Bankman-Fried was found guilty of seven fraud charges in November and is scheduled to be sentenced on March 28. The maximum possible penalty is 110 years.
In another filing last month, Bankman-Fried’s attorneys argued that he should receive a sentence of no more than 6 1/2 years due to his autism spectrum disorder. Bankman-Fried, his lawyers said, “presents at times as a paradox,” pointing to his “neurodiversity” that affects how he’s perceived. The memo was accompanied by letters of support from Bankman-Fried’s parents and psychiatrist, among others.
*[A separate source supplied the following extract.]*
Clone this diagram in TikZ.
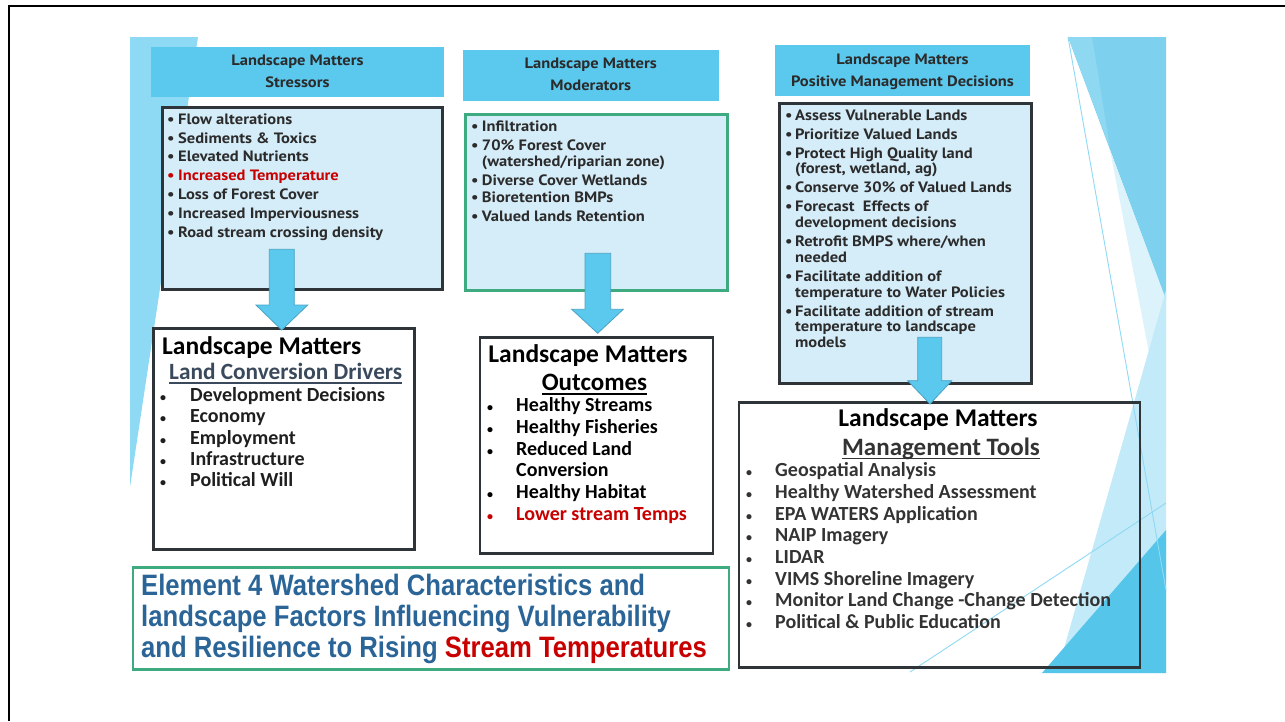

Joseph Bankman and Barbara Fried, who’ve taught at Stanford Law School, said material wealth did not interest their son, who worked tirelessly to repay customers in the month following FTX’s November 2022 collapse, prior to his arrest. Bankman-Fried is “deeply, deeply sorry” for “the pain he caused over the last two years,” the memo said. “His sole focus after the collapse of FTX was making customers whole.”
The rise and fall of Bankman-Fried’s crypto empire has captured international attention. FTX once graced Super Bowl commercials and carried a valuation north of $30 billion, and the disgraced mogul oversaw a Bahamas-based exchange that attracted top venture capitalists and celebrities before the walls tumbled amid a broader crypto collapse in 2022.
Bankman-Fried is awaiting sentencing in Brooklyn’s Metropolitan Detention Center. Kaplan revoked his bail in August and sent him to MDC after he leaked private writings from Caroline Ellison—his one-time girlfriend and former CEO of FTX’s trading firm, Alameda Research—to the New York Times.